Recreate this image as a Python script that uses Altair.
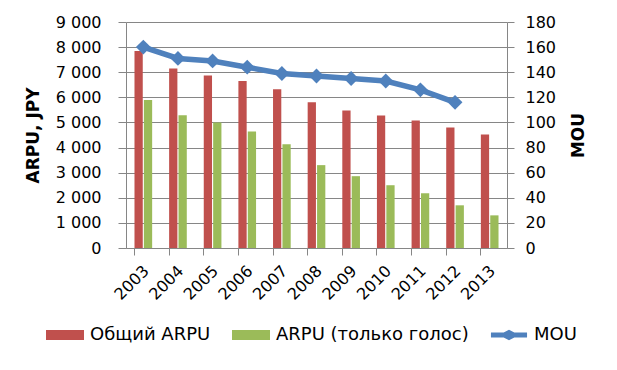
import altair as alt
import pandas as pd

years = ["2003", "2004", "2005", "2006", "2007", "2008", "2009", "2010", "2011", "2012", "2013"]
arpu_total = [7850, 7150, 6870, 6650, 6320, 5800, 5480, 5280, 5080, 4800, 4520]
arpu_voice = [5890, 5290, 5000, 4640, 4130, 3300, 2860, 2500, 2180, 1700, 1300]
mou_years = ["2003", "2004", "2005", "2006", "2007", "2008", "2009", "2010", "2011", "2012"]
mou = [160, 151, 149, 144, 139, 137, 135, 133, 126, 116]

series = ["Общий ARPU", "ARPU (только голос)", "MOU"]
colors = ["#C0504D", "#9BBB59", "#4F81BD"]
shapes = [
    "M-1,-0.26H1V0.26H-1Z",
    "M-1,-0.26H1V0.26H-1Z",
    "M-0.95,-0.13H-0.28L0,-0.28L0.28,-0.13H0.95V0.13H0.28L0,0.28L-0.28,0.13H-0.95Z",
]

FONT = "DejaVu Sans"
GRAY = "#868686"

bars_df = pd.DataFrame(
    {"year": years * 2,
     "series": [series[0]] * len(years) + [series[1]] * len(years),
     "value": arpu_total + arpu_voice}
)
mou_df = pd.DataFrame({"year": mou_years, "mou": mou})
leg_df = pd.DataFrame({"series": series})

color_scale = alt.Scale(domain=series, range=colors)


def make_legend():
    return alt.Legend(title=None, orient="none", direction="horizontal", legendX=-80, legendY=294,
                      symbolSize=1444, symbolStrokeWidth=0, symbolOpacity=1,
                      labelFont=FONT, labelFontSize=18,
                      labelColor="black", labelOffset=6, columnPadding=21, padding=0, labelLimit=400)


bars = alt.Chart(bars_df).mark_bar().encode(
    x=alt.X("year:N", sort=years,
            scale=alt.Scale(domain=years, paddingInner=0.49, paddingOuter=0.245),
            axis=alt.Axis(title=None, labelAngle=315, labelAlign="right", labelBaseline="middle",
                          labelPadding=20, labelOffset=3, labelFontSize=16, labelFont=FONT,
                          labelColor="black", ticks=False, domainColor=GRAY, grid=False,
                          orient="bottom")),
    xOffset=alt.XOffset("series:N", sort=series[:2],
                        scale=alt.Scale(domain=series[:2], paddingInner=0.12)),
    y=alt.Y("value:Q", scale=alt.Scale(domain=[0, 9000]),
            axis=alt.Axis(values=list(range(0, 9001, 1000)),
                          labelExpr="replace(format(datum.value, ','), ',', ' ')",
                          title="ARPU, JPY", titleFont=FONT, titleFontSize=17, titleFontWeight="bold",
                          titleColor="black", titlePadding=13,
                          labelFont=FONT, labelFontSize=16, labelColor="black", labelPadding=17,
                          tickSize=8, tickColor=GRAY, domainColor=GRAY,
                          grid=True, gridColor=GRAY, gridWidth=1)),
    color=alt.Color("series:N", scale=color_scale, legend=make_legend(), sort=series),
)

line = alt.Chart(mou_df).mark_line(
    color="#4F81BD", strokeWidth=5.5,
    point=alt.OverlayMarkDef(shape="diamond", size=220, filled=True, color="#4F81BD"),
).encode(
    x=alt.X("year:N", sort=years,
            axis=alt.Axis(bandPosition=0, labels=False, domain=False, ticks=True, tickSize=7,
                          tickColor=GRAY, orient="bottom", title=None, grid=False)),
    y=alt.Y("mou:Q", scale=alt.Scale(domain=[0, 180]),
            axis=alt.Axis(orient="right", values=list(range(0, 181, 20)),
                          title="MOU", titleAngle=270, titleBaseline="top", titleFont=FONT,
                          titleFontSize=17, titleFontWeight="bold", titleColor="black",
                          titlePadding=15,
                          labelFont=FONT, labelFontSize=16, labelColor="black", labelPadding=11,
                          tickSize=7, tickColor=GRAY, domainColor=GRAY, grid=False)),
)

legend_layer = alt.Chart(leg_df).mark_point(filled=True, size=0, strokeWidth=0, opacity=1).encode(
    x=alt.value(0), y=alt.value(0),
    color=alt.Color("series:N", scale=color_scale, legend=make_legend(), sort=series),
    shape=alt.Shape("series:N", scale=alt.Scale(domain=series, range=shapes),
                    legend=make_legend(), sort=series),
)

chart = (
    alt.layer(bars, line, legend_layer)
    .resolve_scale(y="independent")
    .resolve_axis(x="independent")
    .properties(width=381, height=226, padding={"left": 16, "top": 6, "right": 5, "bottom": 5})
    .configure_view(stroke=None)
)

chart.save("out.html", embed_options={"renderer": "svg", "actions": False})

*-*-*

Exclude the pictures, and transcribe all of the material exactly.

Recreate this image as a Python script that uses Altair.
import altair as alt
import pandas as pd

years = ["2003", "2004", "2005", "2006", "2007", "2008", "2009", "2010", "2011", "2012", "2013"]
arpu_total = [7850, 7150, 6870, 6650, 6320, 5800, 5480, 5280, 5080, 4800, 4520]
arpu_voice = [5890, 5290, 5000, 4640, 4130, 3300, 2860, 2500, 2180, 1700, 1300]
mou_years = ["2003", "2004", "2005", "2006", "2007", "2008", "2009", "2010", "2011", "2012"]
mou = [160, 151, 149, 144, 139, 137, 135, 133, 126, 116]

series = ["Общий ARPU", "ARPU (только голос)", "MOU"]
colors = ["#C0504D", "#9BBB59", "#4F81BD"]
shapes = [
    "M-1,-0.26H1V0.26H-1Z",
    "M-1,-0.26H1V0.26H-1Z",
    "M-0.95,-0.13H-0.28L0,-0.28L0.28,-0.13H0.95V0.13H0.28L0,0.28L-0.28,0.13H-0.95Z",
]

FONT = "DejaVu Sans"
GRAY = "#868686"

bars_df = pd.DataFrame(
    {"year": years * 2,
     "series": [series[0]] * len(years) + [series[1]] * len(years),
     "value": arpu_total + arpu_voice}
)
mou_df = pd.DataFrame({"year": mou_years, "mou": mou})
leg_df = pd.DataFrame({"series": series})

color_scale = alt.Scale(domain=series, range=colors)


def make_legend():
    return alt.Legend(title=None, orient="none", direction="horizontal", legendX=-80, legendY=294,
                      symbolSize=1444, symbolStrokeWidth=0, symbolOpacity=1,
                      labelFont=FONT, labelFontSize=18,
                      labelColor="black", labelOffset=6, columnPadding=21, padding=0, labelLimit=400)


bars = alt.Chart(bars_df).mark_bar().encode(
    x=alt.X("year:N", sort=years,
            scale=alt.Scale(domain=years, paddingInner=0.49, paddingOuter=0.245),
            axis=alt.Axis(title=None, labelAngle=315, labelAlign="right", labelBaseline="middle",
                          labelPadding=20, labelOffset=3, labelFontSize=16, labelFont=FONT,
                          labelColor="black", ticks=False, domainColor=GRAY, grid=False,
                          orient="bottom")),
    xOffset=alt.XOffset("series:N", sort=series[:2],
                        scale=alt.Scale(domain=series[:2], paddingInner=0.12)),
    y=alt.Y("value:Q", scale=alt.Scale(domain=[0, 9000]),
            axis=alt.Axis(values=list(range(0, 9001, 1000)),
                          labelExpr="replace(format(datum.value, ','), ',', ' ')",
                          title="ARPU, JPY", titleFont=FONT, titleFontSize=17, titleFontWeight="bold",
                          titleColor="black", titlePadding=13,
                          labelFont=FONT, labelFontSize=16, labelColor="black", labelPadding=17,
                          tickSize=8, tickColor=GRAY, domainColor=GRAY,
                          grid=True, gridColor=GRAY, gridWidth=1)),
    color=alt.Color("series:N", scale=color_scale, legend=make_legend(), sort=series),
)

line = alt.Chart(mou_df).mark_line(
    color="#4F81BD", strokeWidth=5.5,
    point=alt.OverlayMarkDef(shape="diamond", size=220, filled=True, color="#4F81BD"),
).encode(
    x=alt.X("year:N", sort=years,
            axis=alt.Axis(bandPosition=0, labels=False, domain=False, ticks=True, tickSize=7,
                          tickColor=GRAY, orient="bottom", title=None, grid=False)),
    y=alt.Y("mou:Q", scale=alt.Scale(domain=[0, 180]),
            axis=alt.Axis(orient="right", values=list(range(0, 181, 20)),
                          title="MOU", titleAngle=270, titleBaseline="top", titleFont=FONT,
                          titleFontSize=17, titleFontWeight="bold", titleColor="black",
                          titlePadding=15,
                          labelFont=FONT, labelFontSize=16, labelColor="black", labelPadding=11,
                          tickSize=7, tickColor=GRAY, domainColor=GRAY, grid=False)),
)

legend_layer = alt.Chart(leg_df).mark_point(filled=True, size=0, strokeWidth=0, opacity=1).encode(
    x=alt.value(0), y=alt.value(0),
    color=alt.Color("series:N", scale=color_scale, legend=make_legend(), sort=series),
    shape=alt.Shape("series:N", scale=alt.Scale(domain=series, range=shapes),
                    legend=make_legend(), sort=series),
)

chart = (
    alt.layer(bars, line, legend_layer)
    .resolve_scale(y="independent")
    .resolve_axis(x="independent")
    .properties(width=381, height=226, padding={"left": 16, "top": 6, "right": 5, "bottom": 5})
    .configure_view(stroke=None)
)

chart.save("out.html", embed_options={"renderer": "svg", "actions": False})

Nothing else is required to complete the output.